Hacker News new | ask | show | jobs
by gpderetta 441 days ago
It is 2025, multithread scalability is a well understood, if not easy, problem.

The reality is that hardware-provided cache coherence is an extremely powerful paradigm. Building your application on top of message passing not only gives away some performance, but it means that if you have any sort of cross thread logical shared state that needs to be kept in sync, you have to implement cache coherence yourself, which is an extremely hard problem.

With my apologies to Greenspun, any sufficiently complicated distributed system contains an ad-hoc, informally-specified, bug-ridden, slow implementation of MESI.

But of course, if you have a trivially parallel problem, rejoice! You do not need much communication and shared memory is not as useful. But not all, or even most, problems are trivially parallel.

2 comments

"It is 2025, multithread scalability is a well understood, if not easy, problem."

In the 1990s it became "well known" that threading is virtually impossible for mere mortals. But this is a classic case of misdiagnosis. The problem wasn't threading. The problem was a lock-based threading model, where threading is achieved by identifying "critical sections" and trying to craft a system of locks that lets many threads run around the entire program's memory space and operate simultaneously.

This becomes exponentially complex and essentially infeasible fairly quickly. Even the programs of the time that "work" contain numerous bombs in their state space, they've just been ground out by effort.

But that's not the only way to write threaded code. You can go full immutable like Haskell. You can go full actor like Erlang, where absolutely every variable is tied to an actor. You can write lock-based code in a way that you never have to take multiple simultaneous locks (which is where the real murder begins) by using other techniques like actors to avoid that. There's a variety of other safe techniques.

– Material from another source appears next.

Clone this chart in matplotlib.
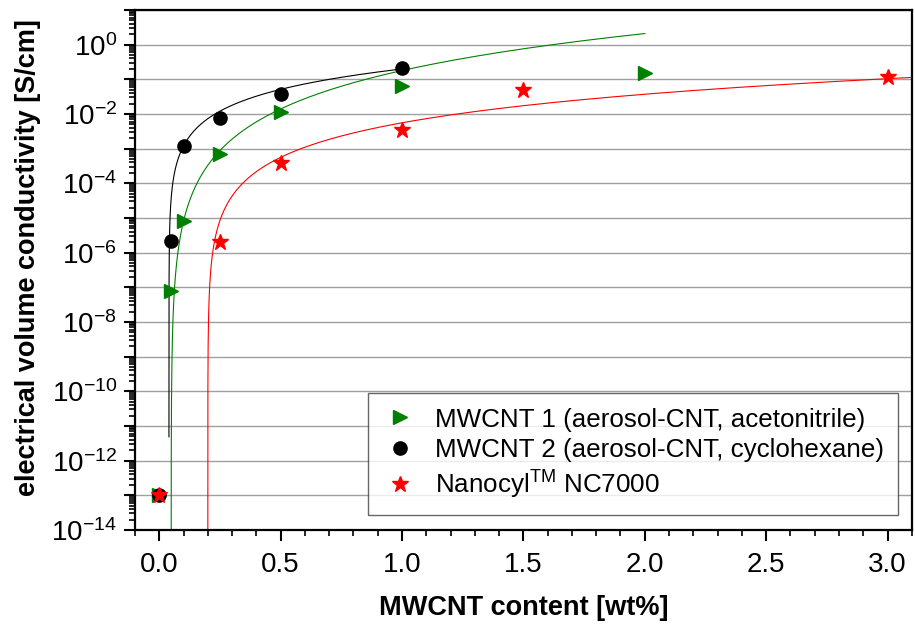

I like to say that these take writing multithreaded code from exponential to polynomial, and a rather small polynomial at that. No, it isn't free, but it doesn't have to be insane, doesn't take a wizard, and is something that can be taught and learned with only reasonable level of difficulty.

Indeed, when done correctly, it can be easier to understand that Node-style concurrency, which in the limit can start getting crazy with the requisite scheduling you may need to do. Sending a message to another actor is not that difficult to wrap your head around.

So the author is arguably correct, if you approach concurrency like it's 1999, but concurrency has moved on since then. Done properly, with time-tested techniques and safe practices, I find threaded concurrency much easier to deal with than async code, and generally higher performance too.

I see it the other way. I’ll admit that I do a lot of “embarrassingly parallel” problems where the answer is “Executor and chill” in Java. I have dealt with quite a few Scala systems that (1) didn’t get the same answer every time and (2) got a 250% speed up with 8 cores and such, and common problems where “error handling with monads theater”, “we are careful about initialization but could care less about teardown (monads again!)” [1] and actors.

The choice is between a few days of messing around with actors and it still doesn’t work and 20 minutes rewriting with Executors and done. The trick with threads is having a good set of primitives to work with and Java gives you that. In some areas of software the idea of composing a minimal set of operations really gets you somewhere, when it comes to threads it gets you to the painhouse,

I went through a phase of having a huge amount of fun writing little server/clients with async Python but switched to sync when the demands in CPU increased. The idea that “parallelism” and “concurrency” aren’t closely related is a bad idea like the alleged clean split between “authentication” and “authorization” —- Java is great because it gives you 100% adequate tools that handle parallelism and concurrency with the same paradigm.

[1] You could do error handling and teardown with monads but drunk on the alleged superiority of a new programming paradigm many people don’t —- so you meet the coders who travel from job to job like itinerant martial artists looking for functional programming enlightenment. TAOCP (Turing) stands the test of time whereas SICP (lambda calculus) is a fad.

I'm a huge fan of the actor model and message passing, so you do not have to sell it to me; I also strongly dislike the current async fad.

But message passing is not a panacea. Sometimes shared mutable state is the solution that is simplest to implement and reason about. If you think about it what are database if not shared mutable state, and they have been widely successful. The key is of course proper concurrency control abstractions.

"There's a variety of other safe techniques."
> multithread scalability is a well understood, if not easy, problem

As someone fairly well versed in MESI and cache optimization: it really isn't. It's a minority of people that understand it (and really, that need to).

> Building your application on top of message passing not only gives away some performance

This really isn't universally true either. If you're optimizing for throughput, pipelining with pinned threads + message passing is usually the way to go if the data model allows for it.

To be clear, I'm not claiming any universality. Quite the contrary, I'm saying that there is no silver bullet.